Thinking more about this , if the piston is light ( assumed massless ) ,then pressure at both the faces should be equal which means that even though the gas pressure is non uniform , the pressure at the inside face of piston is always equal to ##P_{ext}## all the while piston is moving from initial to final position . For the purpose of calculating work done by the gas , we only need pressure at the inside face of piston . So in this case work done by the environment on the system (gas) should be equal to work done by the system on the environment .
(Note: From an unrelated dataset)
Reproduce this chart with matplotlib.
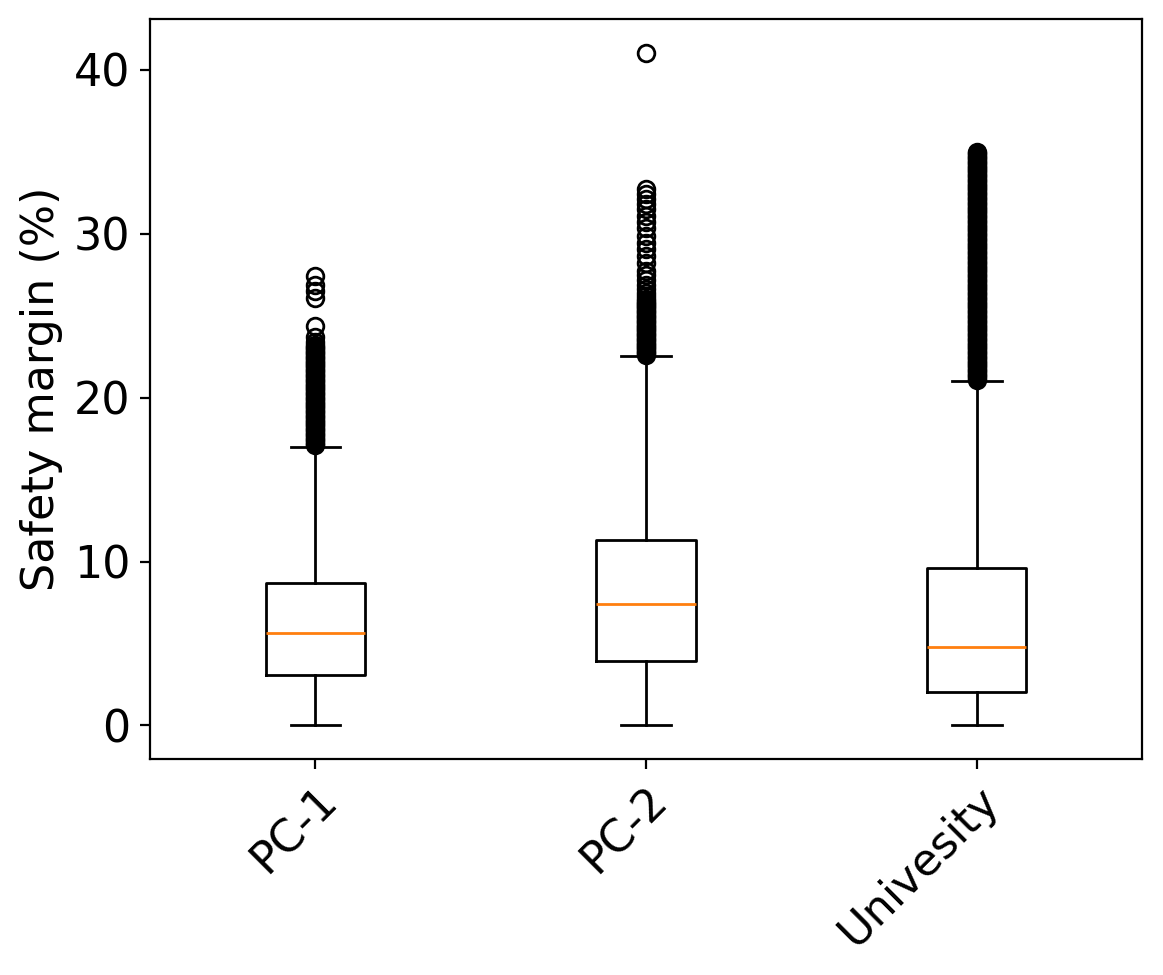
import matplotlib
matplotlib.use("Agg")
import matplotlib.pyplot as plt

# Box statistics
labels = ["PC-1", "PC-2", "Univesity"]
whislo = [0.0, 0.0, 0.0]
q1 = [3.1, 3.93, 2.04]
med = [5.66, 7.41, 4.78]
q3 = [8.68, 11.33, 9.61]
whishi = [17.0, 22.51, 21.04]

# Outliers (dense bands typed out at 0.1 steps so they read as solid)
fliers_pc1 = [17.1, 17.2, 17.3, 17.4, 17.5, 17.6, 17.7, 17.8, 17.9, 18.0,
              18.1, 18.2, 18.3, 18.4, 18.5, 18.6, 18.7, 18.8, 18.9, 19.0,
              19.1, 19.2, 19.3, 19.4, 19.5, 19.6, 19.7, 19.8, 19.9, 20.0,
              20.1, 20.2, 20.3, 20.4, 20.5, 20.6, 20.7, 20.8, 20.9, 21.0,
              21.1, 21.2, 21.3, 21.4, 21.5, 21.6, 21.7, 21.8, 21.9, 22.0,
              22.1, 22.2, 22.3, 22.4, 22.5, 22.6, 22.7, 22.8, 22.9, 23.0,
              23.1, 23.2, 23.4, 23.7, 24.36, 26.1, 26.5, 26.9, 27.4]
fliers_pc2 = [22.6, 22.7, 22.8, 22.9, 23.0, 23.1, 23.2, 23.3, 23.4, 23.5,
              23.6, 23.7, 23.8, 23.9, 24.0, 24.1, 24.2, 24.3, 24.4, 24.5,
              24.6, 24.7, 24.8, 24.9, 25.0, 25.1, 25.2, 25.3, 25.4, 25.5,
              25.6, 25.7, 25.8, 25.9, 26.0, 26.2, 26.4, 26.6, 26.9, 27.2,
              27.5, 27.73, 28.24, 28.64, 29.05, 29.46, 29.87, 30.38, 30.69,
              31.1, 31.5, 31.81, 32.11, 32.42, 32.72, 41.05]
fliers_uni = [21.1, 21.2, 21.3, 21.4, 21.5, 21.6, 21.7, 21.8, 21.9, 22.0,
              22.1, 22.2, 22.3, 22.4, 22.5, 22.6, 22.7, 22.8, 22.9, 23.0,
              23.1, 23.2, 23.3, 23.4, 23.5, 23.6, 23.7, 23.8, 23.9, 24.0,
              24.1, 24.2, 24.3, 24.4, 24.5, 24.6, 24.7, 24.8, 24.9, 25.0,
              25.1, 25.2, 25.3, 25.4, 25.5, 25.6, 25.7, 25.8, 25.9, 26.0,
              26.1, 26.2, 26.3, 26.4, 26.5, 26.6, 26.7, 26.8, 26.9, 27.0,
              27.1, 27.2, 27.3, 27.4, 27.5, 27.6, 27.7, 27.8, 27.9, 28.0,
              28.1, 28.2, 28.3, 28.4, 28.5, 28.6, 28.7, 28.8, 28.9, 29.0,
              29.1, 29.2, 29.3, 29.4, 29.5, 29.6, 29.7, 29.8, 29.9, 30.0,
              30.1, 30.2, 30.3, 30.4, 30.5, 30.6, 30.7, 30.8, 30.9, 31.0,
              31.1, 31.2, 31.3, 31.4, 31.5, 31.6, 31.7, 31.8, 31.9, 32.0,
              32.1, 32.2, 32.3, 32.4, 32.5, 32.6, 32.7, 32.8, 32.9, 33.0,
              33.1, 33.2, 33.3, 33.4, 33.5, 33.6, 33.7, 33.8, 33.9, 34.0,
              34.1, 34.2, 34.3, 34.4, 34.5, 34.6, 34.7, 34.8, 34.9, 35.0]
fliers = [fliers_pc1, fliers_pc2, fliers_uni]

stats = []
for i in range(len(labels)):
    stats.append({
        "label": labels[i],
        "whislo": whislo[i],
        "q1": q1[i],
        "med": med[i],
        "q3": q3[i],
        "whishi": whishi[i],
        "fliers": fliers[i],
    })

fig = plt.figure(figsize=(5.815, 4.875), dpi=200)
ax = fig.add_axes([0.129, 0.2215, 0.853, 0.759])

ax.bxp(stats, widths=0.3)

ax.set_ylabel("Safety margin (%)", fontsize=16)
ax.tick_params(axis="both", labelsize=16)
plt.setp(ax.get_xticklabels(), rotation=45, ha="right",
         rotation_mode="anchor")

fig.savefig("out.png", dpi=200)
Hence, despite gas expanding irreversibly , if the piston is massless , the work done by gas is equal to ##\int{P_{ext}dV}##

Do you think the above reasoning has any merit ?

Andrew Mason
Science Advisor
Homework Helper
Just to add to what has been said, suppose tbe external pressure was zero so the ideal gas undergoes a free expansion, doing no work on the surroundings. W=0, Q=0 so ##\Delta u##=0

The expanding ideal gas essentially does work on itself. During the expansion it is in a dynamic state, having converted some of ifs internal energy into mechanical energy of the gas. When it finishes expanding and everything settles down it returns to equilibrim. At that point its internal energy and, therefore its temperature, will be the same as at the beginning (first law).

AM

TSny
Homework Helper
Gold Member
Thinking more about this , if the piston is light ( assumed massless ) ,then pressure at both the faces should be equal which means that even though the gas pressure is non uniform , the pressure at the inside face of piston is always equal to ##P_{ext}## all the while piston is moving from initial to final position . For the purpose of calculating work done by the gas , we only need pressure at the inside face of piston . So in this case work done by the environment on the system (gas) should be equal to work done by the system on the environment .
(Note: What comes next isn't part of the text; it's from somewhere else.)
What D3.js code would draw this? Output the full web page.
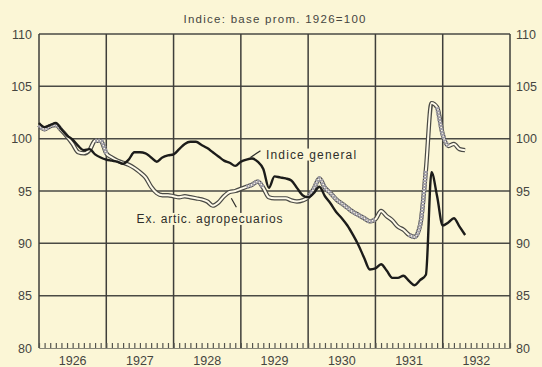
<!DOCTYPE html>
<html>
<head>
<meta charset="utf-8">
<script src="https://cdn.jsdelivr.net/npm/d3@7"></script>
<style>
  html, body { margin: 0; padding: 0; background: #fbf6d6; }
  svg { display: block; }
</style>
</head>
<body>
<svg id="chart" width="542" height="367"></svg>
<script>
// Monthly wholesale price indices from Jan 1926 (average 1926 = 100)
const yearLabels = ["1926", "1927", "1928", "1929", "1930", "1931", "1932"];
const yTicks = [80, 85, 90, 95, 100, 105, 110];

const indiceGeneral = [
  101.5, 101.1, 101.3, 101.5, 100.9, 100.3, 99.9, 99.3, 98.9, 99.0, 98.5, 98.2,
  98.0, 97.9, 97.8, 97.6, 98.0, 98.7, 98.7, 98.6, 98.2, 97.8, 98.2, 98.4,
  98.5, 99.0, 99.5, 99.7, 99.7, 99.4, 99.1, 98.7, 98.3, 97.9, 97.7, 97.4,
  97.8, 98.0, 98.1, 97.8, 97.1, 95.3, 96.4, 96.3, 96.2, 96.0, 95.3, 94.6,
  94.4, 94.8, 95.4, 94.5, 93.8, 93.0, 92.4, 91.7, 90.8, 89.8, 88.6, 87.5,
  87.6, 88.0, 87.4, 86.7, 86.7, 86.9, 86.4, 86.0, 86.5, 87.0, 96.8, 94.5,
  91.7, 92.0, 92.4, 91.6, 90.8
];

const exAgropecuarios = [
  101.3, 100.9, 101.2, 101.3, 100.8, 100.2, 99.5, 98.7, 98.6, 98.9, 99.8, 99.8,
  98.6, 98.2, 97.9, 97.7, 97.5, 97.2, 96.8, 96.3, 95.4, 94.8, 94.6, 94.6,
  94.5, 94.4, 94.5, 94.4, 94.3, 94.2, 94.0, 93.6, 93.9, 94.5, 94.9, 95.0,
  95.2, 95.4, 95.6, 95.9, 95.3, 94.4, 94.3, 94.3, 94.3, 94.1, 94.0, 94.1,
  94.4, 95.2, 96.2, 95.3, 94.8, 94.2, 93.8, 93.4, 93.0, 92.7, 92.4, 92.1,
  92.3, 93.1, 92.6, 92.2, 91.6, 91.3, 90.8, 90.6, 91.8, 97.0, 103.4, 103.0,
  100.4, 99.3, 99.5, 99.0, 98.9
];

const ink = "#2b2b28";
const paper = "#fbf6d6";
const textInk = "#45453f";
const labelFont = "Liberation Sans, Arial, sans-serif";

const svg = d3.select("#chart");
const plotLeft = 39, plotRight = 510, plotTop = 34, plotBottom = 348;

// months counted from Jan 1926; 7 years across the frame
const x = d3.scaleLinear().domain([0, 84]).range([plotLeft, plotRight]);
const y = d3.scaleLinear().domain([80, 110]).range([plotBottom, plotTop]);

// title
svg.append("text")
  .attr("x", (plotLeft + plotRight) / 2).attr("y", 23)
  .attr("text-anchor", "middle")
  .attr("font-family", labelFont)
  .attr("font-size", 11.5)
  .attr("fill", textInk)
  .attr("textLength", 182).attr("lengthAdjust", "spacing")
  .text("Indice: base prom. 1926=100");

// horizontal rules
const grid = svg.append("g");
grid.selectAll("line.h")
  .data(yTicks.filter(v => v > 80))
  .join("line").attr("class", "h")
  .attr("x1", plotLeft).attr("x2", plotRight)
  .attr("y1", d => y(d)).attr("y2", d => y(d))
  .attr("stroke", "#4a4a44").attr("stroke-width", 1.5);

// year boundaries
grid.selectAll("line.v")
  .data(d3.range(0, 85, 12))
  .join("line").attr("class", "v")
  .attr("x1", d => x(d)).attr("x2", d => x(d))
  .attr("y1", plotTop).attr("y2", plotBottom)
  .attr("stroke", "#3e3e3a").attr("stroke-width", 1.5);

// monthly tick row along the base
const baseAxis = d3.axisTop(x)
  .tickValues(d3.range(0, 85))
  .tickSize(5)
  .tickFormat("");
const ax = svg.append("g").attr("transform", `translate(0,${plotBottom})`).call(baseAxis);
ax.select(".domain").attr("stroke", "#6a6a60").attr("stroke-width", 0.8);
ax.selectAll(".tick line").attr("stroke", "#55554e").attr("stroke-width", 1.2);

// value labels on both sides
svg.append("g").selectAll("text")
  .data(yTicks).join("text")
  .attr("x", plotLeft - 7).attr("y", d => y(d)).attr("dy", "0.36em")
  .attr("text-anchor", "end")
  .attr("font-family", labelFont).attr("font-size", 12.5)
  .attr("fill", textInk)
  .text(d => d);
svg.append("g").selectAll("text")
  .data(yTicks).join("text")
  .attr("x", plotRight + 6).attr("y", d => y(d)).attr("dy", "0.36em")
  .attr("text-anchor", "start")
  .attr("font-family", labelFont).attr("font-size", 12.5)
  .attr("fill", textInk)
  .text(d => d);

// year labels, centred in each year
svg.append("g").selectAll("text")
  .data(yearLabels).join("text")
  .attr("x", (d, i) => x(i * 12 + 6))
  .attr("y", 365)
  .attr("text-anchor", "middle")
  .attr("font-family", labelFont).attr("font-size", 12.5)
  .attr("fill", textInk)
  .text(d => d);

const line = d3.line()
  .x((d, i) => x(i))
  .y(d => y(d))
  .curve(d3.curveMonotoneX);

// Ex. artic. agropecuarios: hollow double stroke
svg.append("path").datum(exAgropecuarios)
  .attr("d", line).attr("fill", "none")
  .attr("stroke", "#4a4a45").attr("stroke-width", 4.4)
  .attr("stroke-linejoin", "round");
svg.append("path").datum(exAgropecuarios)
  .attr("d", line).attr("fill", "none")
  .attr("stroke", "#fffbea").attr("stroke-width", 2.0)
  .attr("stroke-linejoin", "round");

// stippled stretches of the same series
const shadedSpans = [[0, 4], [10, 12], [37, 40], [48, 60], [66, 69], [71, 73]];
const spanLine = d3.line()
  .defined(d => d.on)
  .x(d => x(d.i))
  .y(d => y(d.v))
  .curve(d3.curveMonotoneX);
shadedSpans.forEach(([a, b]) => {
  const pts = exAgropecuarios.map((v, i) => ({ i, v, on: i >= a && i <= b }));
  svg.append("path").datum(pts)
    .attr("d", spanLine).attr("fill", "none")
    .attr("stroke", "#9d9ba6").attr("stroke-width", 4.2)
    .attr("stroke-dasharray", "2 1")
    .attr("stroke-linejoin", "round");
});

// Indice general: solid black
svg.append("path").datum(indiceGeneral)
  .attr("d", line).attr("fill", "none")
  .attr("stroke", "#1c1c1a").attr("stroke-width", 2.4)
  .attr("stroke-linejoin", "round");

// series labels with leader strokes
function seriesLabel(text, xm, yv, width) {
  const t = svg.append("text")
    .attr("x", x(xm)).attr("y", y(yv))
    .attr("font-family", labelFont).attr("font-size", 12)
    .attr("fill", "#2e2e2a")
    .attr("textLength", width).attr("lengthAdjust", "spacing")
    .text(text);
  const bb = t.node().getBBox();
  svg.insert("rect", () => t.node())
    .attr("x", bb.x - 1).attr("y", bb.y + 1)
    .attr("width", bb.width + 2).attr("height", bb.height - 2)
    .attr("fill", paper);
}
seriesLabel("Indice general", 40.5, 98.1, 90);
seriesLabel("Ex. artic. agropecuarios", 17.4, 91.95, 146);

svg.append("line")
  .attr("x1", x(37.7)).attr("y1", y(98.2))
  .attr("x2", x(39.5)).attr("y2", y(98.85))
  .attr("stroke", ink).attr("stroke-width", 1.2);
svg.append("line")
  .attr("x1", x(34.3)).attr("y1", y(94.3))
  .attr("x2", x(35.2)).attr("y2", y(93.45))
  .attr("stroke", ink).attr("stroke-width", 1.2);
</script>
</body>
</html>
Hence, despite gas expanding irreversibly , if the piston is massless , the work done by gas is equal to ##\int{P_{ext}dV}##

Do you think the above reasoning has any merit ?
Yes. I do think it has merit.

But I think there could be irreversible processes where the pressure of the gas at the inner surface of the piston is not well defined and/or the external pressure of the environment on the outer surface of the piston is not well defined. The work done by the gas or the environment might not have any meaning for such processes. However, if the gas started in a state of thermal equilibrium and settles down to a final state of equilibrium after the irreversible process, then the change in any state variable (such as the change in energy) would have a well defined value. But work or heat transfer for the process might not have any meaning.

But I am certainly not knowledgeable about doing work calculations for irreversible processes.